The New South Wales Central Murray Forests lie on the floodplain of the Murray River in the Riverina region of south-central New South Wales, Australia. On 20 May 2003 the forests were recognised as a wetland site of international importance (RS1291) by designation under the Ramsar Convention on Wetlands.

==Description==
The 840 km^{2} site comprises three geographically separate, though interrelated, areas: the Murray Valley National and Regional Parks, the Werai Forests, and the Koondrook–Perricoota Forests. They contain a wide variety of wetlands including rivers, lakes, drainage channels, marshes and swamps. The site has a long history of water regulation for agriculture, as well as pastoralism and timber harvesting.

===Flora and fauna===
320 native plant species have been recorded in the New South Wales Murray Forests. The site is dominated by river red gum forest, with box woodland and sandhill communities, and is subject to regular flooding. Importantly, there are trees of over 200 years of age present. Moira grass plains dominated by moira grass (Pseudoraphis spinescens) are found on rises and river banks.

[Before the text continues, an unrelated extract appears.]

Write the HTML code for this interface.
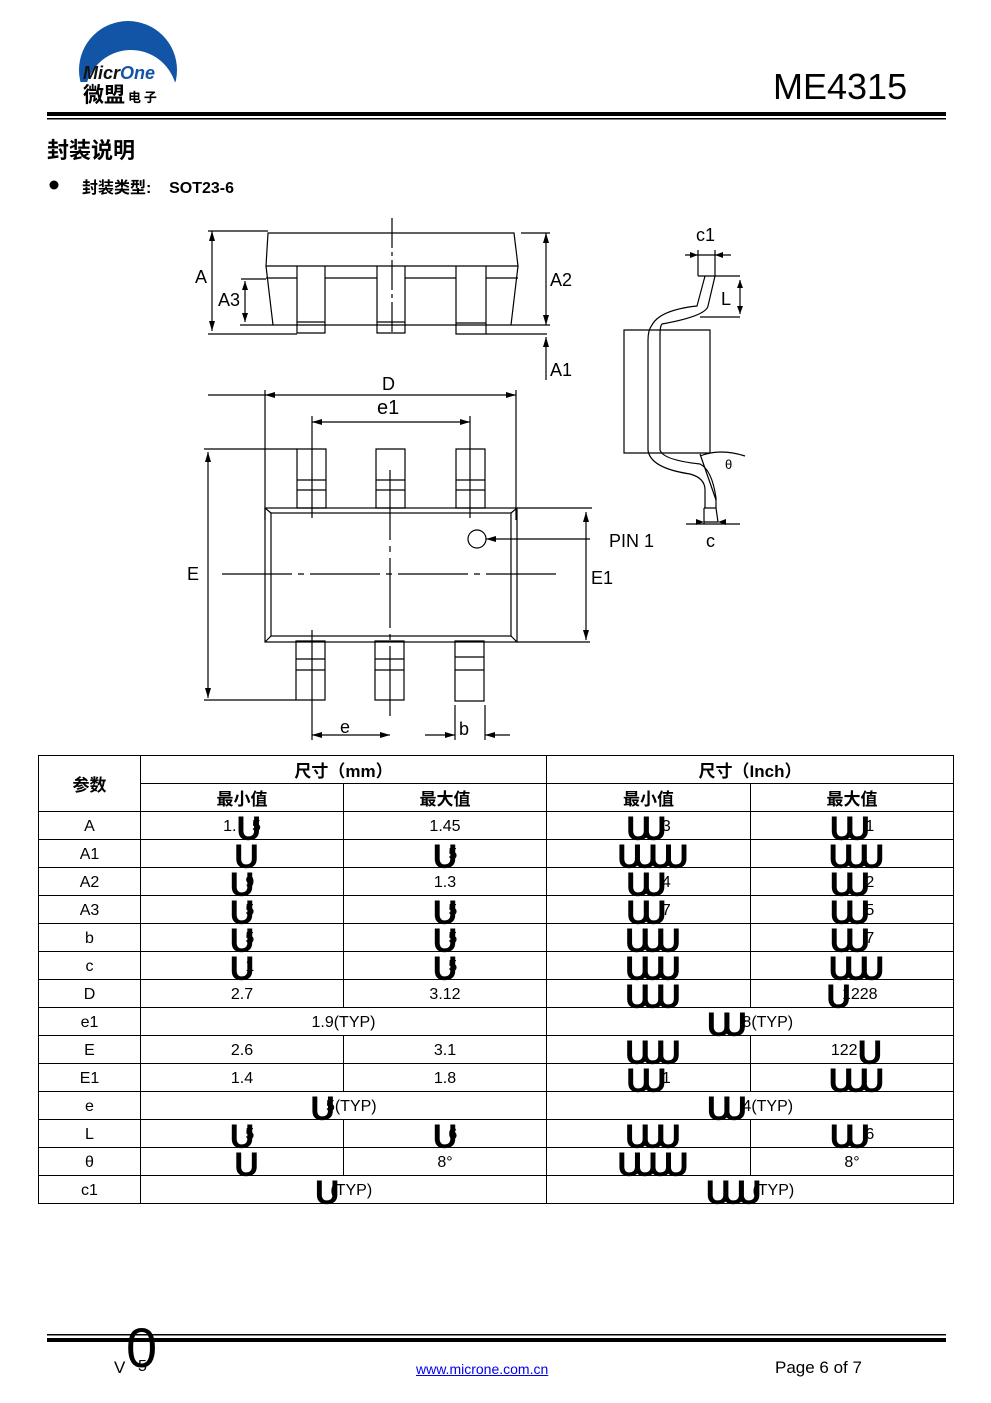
<!DOCTYPE html>
<html><head><meta charset="utf-8"><style>
*{margin:0;padding:0;box-sizing:border-box}
body{width:991px;height:1403px;background:#fff;position:relative;font-family:"Liberation Sans","Noto Sans CJK SC",sans-serif;color:#000;overflow:hidden}
.a{position:absolute;white-space:nowrap}
table{position:absolute;left:38px;top:755px;width:916px;border-collapse:collapse;font-size:16px}
td{border:1.5px solid #000;height:28px;text-align:center;padding:2px 0 0 0;line-height:24px;position:relative}
th{border:1.5px solid #000;font-weight:bold;height:28px;font-size:17px}
.u{font-weight:bold;font-size:34px;line-height:0;display:inline-block;letter-spacing:-9px;vertical-align:-9px}
</style></head><body>
<svg class="a" style="left:0;top:0" width="991" height="1403">
<defs><clipPath id="lc"><rect x="70" y="10" width="120" height="72"/></clipPath></defs>
<g clip-path="url(#lc)"><circle cx="128" cy="70" r="49" fill="#1254a6"/><circle cx="131" cy="96" r="46" fill="#fff"/></g>
<rect x="47" y="112" width="899" height="4" fill="#000"/><rect x="47" y="118" width="899" height="1.5" fill="#000"/>
<rect x="47" y="1334" width="899" height="1.5" fill="#000"/><rect x="47" y="1338" width="899" height="4" fill="#000"/>
<circle cx="54" cy="185" r="4.5" fill="#000"/>
<g stroke="#000" stroke-width="1.2" fill="none">
<path d="M268 233 L514 233 L518 266 L266 266 Z"/>
<path d="M266 266 L273 325 L511 325 L518 266"/>
<path d="M297 266V333H325V266M377 266V333H405V266M456 266V334H486V266"/>
<path d="M297 322H325M377 322H405M456 323H486"/>
<path d="M266 278H297M325 278H377M405 278H456M486 278H518"/>
<path d="M392 218V333" stroke-dasharray="30 4 4 4"/>
<path d="M208 231H268M208 334H297M241 279H266M240 325H273M486 334H547M521 233H550M511 325H550"/>
<path d="M212 231V331M245 281V322M546 233V325M546 337V380"/>
<path d="M208 395H265M265 390V520M516 390V520"/>
<path d="M265 395H516M312 422H470M312 416V518M470 416V518"/>
<path d="M297 449V508H326V449ZM376 449V508H405V449ZM456 449V508H485V449Z"/>
<path d="M297 480H326M297 490H326M376 480H405M376 490H405M456 480H485M456 490H485"/>
<rect x="265" y="508" width="252" height="134"/><rect x="271" y="513" width="240" height="123"/>
<path d="M265 508L271 513M517 508L511 513M265 642L271 636M517 642L511 636"/>
<path d="M390 470V720M222 574H558" stroke-dasharray="70 6 6 6"/>
<path d="M296 641V700H325V641ZM375 641V700H404V641ZM455 641V701H484V641Z"/>
<path d="M296 659H325M296 670H325M375 659H404M375 670H404M455 657H484M455 670H484"/>
<circle cx="477" cy="539" r="9"/>
<path d="M486 539H590M517 508H592M517 642H590M586 512V640"/>
<path d="M204 449H297M204 700H296M208 452V698"/>
<path d="M312 630V740M455 705V740M485 705V740M312 735H390M425 735H455M485 735H510"/>
<path d="M624 330H710L710 453H624Z"/>
<path d="M698 276H740M700 317H740M740 280V314M698 250V276M715 250V276M685 255H731"/>
<path d="M705 276L697 306Q660 310 652 325Q648 330 648 340L648 450Q650 468 690 474Q705 478 705 490V508M715 276L708 306Q706 316 662 324Q660 326 660 335L660 450Q663 460 700 464Q712 470 716 498V508M704 508H716"/>
<path d="M704 522H718L716 508M704 508V524M686 524H740M700 454L716 500M700 456Q720 448 745 456"/>
</g>
<g fill="#000"><path d="M212 231l-3 10h6zM212 331l-3-10h6zM245 281l-3 9h6zM245 322l-3-9h6zM546 233l-3 10h6zM546 325l-3-10h6zM546 337l-3 10h6zM265 395l10-3v6zM516 395l-10-3v6zM312 422l10-3v6zM470 422l-10-3v6zM486 539l10-3v6zM586 512l-3 10h6zM586 640l-3-10h6zM208 452l-3 10h6zM208 698l-3-10h6zM312 735l10-3v6zM390 735l-10-3v6zM455 735l-10-3v6zM485 735l10-3v6zM698 255l-8-3v6zM715 255l8-3v6zM740 280l-3 8h6zM740 314l-3-8h6zM704 522l-8-3v6zM718 522l8-3v6z"/></g>
<g font-family="Liberation Sans" font-size="18">
<text x="195" y="283">A</text><text x="218" y="306">A3</text><text x="550" y="286">A2</text><text x="550" y="376">A1</text>
<text x="382" y="390">D</text><text x="377" y="414" font-size="20">e1</text><text x="187" y="580">E</text><text x="591" y="584">E1</text>
<text x="609" y="547">PIN 1</text><text x="340" y="733">e</text><text x="459" y="735">b</text>
<text x="696" y="241">c1</text><text x="721" y="305">L</text><text x="725" y="469" font-size="13">θ</text><text x="706" y="547">c</text>
</g>
</svg>
<div class="a" style="left:83px;top:63px;font:italic bold 18px 'Liberation Sans';color:#111">Micr<span style="color:#1254a6">One</span></div>
<div class="a" style="left:83px;top:81px;font:bold 21px 'Noto Sans CJK SC',sans-serif;line-height:26px">微盟<span style="font-size:13px"> 电 子</span></div>
<div class="a" style="left:773px;top:66px;font-size:36px">ME4315</div>
<div class="a" style="left:47px;top:133px;font:bold 22px 'Noto Sans CJK SC',sans-serif">封装说明</div>
<div class="a" style="left:82px;top:174px;font:bold 16px 'Liberation Sans','Noto Sans CJK SC',sans-serif">封装类型:&nbsp;&nbsp;&nbsp; SOT23-6</div>
<table>
<tr><th rowspan="2" style="width:102px">参数</th><th colspan="2">尺寸（mm）</th><th colspan="2">尺寸（Inch）</th></tr>
<tr><th style="width:203px">最小值</th><th style="width:203px">最大值</th><th style="width:204px">最小值</th><th>最大值</th></tr>
<tr><td>A</td><td>1.<span class="u">U</span>5</td><td>1.45</td><td><span class="u">UU</span> 3</td><td><span class="u">UU</span> 1</td></tr>
<tr><td>A1</td><td><span class="u">U</span></td><td><span class="u">U</span>5</td><td><span class="u">UUUU</span></td><td><span class="u">UUU</span></td></tr>
<tr><td>A2</td><td><span class="u">U</span>9</td><td>1.3</td><td><span class="u">UU</span> 4</td><td><span class="u">UU</span> 2</td></tr>
<tr><td>A3</td><td><span class="u">U</span>5</td><td><span class="u">U</span>5</td><td><span class="u">UU</span> 7</td><td><span class="u">UU</span> 5</td></tr>
<tr><td>b</td><td><span class="u">U</span>5</td><td><span class="u">U</span>5</td><td><span class="u">UUU</span></td><td><span class="u">UU</span> 7</td></tr>
<tr><td>c</td><td><span class="u">U</span>1</td><td><span class="u">U</span>5</td><td><span class="u">UUU</span></td><td><span class="u">UUU</span></td></tr>
<tr><td>D</td><td>2.7</td><td>3.12</td><td><span class="u">UUU</span></td><td><span class="u">U</span>1228</td></tr>
<tr><td>e1</td><td colspan="2">1.9(TYP)</td><td colspan="2"><span class="u">UU</span> 8(TYP)</td></tr>
<tr><td>E</td><td>2.6</td><td>3.1</td><td><span class="u">UUU</span></td><td>122<span class="u">U</span></td></tr>
<tr><td>E1</td><td>1.4</td><td>1.8</td><td><span class="u">UU</span> 1</td><td><span class="u">UUU</span></td></tr>
<tr><td>e</td><td colspan="2"><span class="u">U</span>5(TYP)</td><td colspan="2"><span class="u">UU</span> 4(TYP)</td></tr>
<tr><td>L</td><td><span class="u">U</span>5</td><td><span class="u">U</span>6</td><td><span class="u">UUU</span></td><td><span class="u">UU</span> 6</td></tr>
<tr><td>θ</td><td><span class="u">U</span></td><td>8°</td><td><span class="u">UUUU</span></td><td>8°</td></tr>
<tr><td>c1</td><td colspan="2"><span class="u">U</span>(TYP)</td><td colspan="2"><span class="u">UUU</span>(TYP)</td></tr>
</table>
<div class="a" style="left:114px;top:1358px;font-size:17px">V</div>
<div class="a" style="left:126px;top:1316px;font-size:56px;line-height:64px">0</div>
<div class="a" style="left:138px;top:1358px;font-size:16px">5</div>
<div class="a" style="left:416px;top:1361px;font-size:14px;color:#0000ee;text-decoration:underline">www.microne.com.cn</div>
<div class="a" style="left:775px;top:1358px;font-size:17px">Page 6 of 7</div>
</body></html>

Threatened species include the fish Murray cod, trout cod and Murray hardyhead, the birds Australian painted snipe, Australasian bittern and superb parrot, as well as swamp wallaby grass.

The forests provide shaded water as shelter and are important spawning grounds for native fish species. Native fish such as the golden perch (Macquaria ambigua), Murray cod and silver perch (Bidyanus bidyanus) migrate as far as 300 km upstream and 900 km downstream.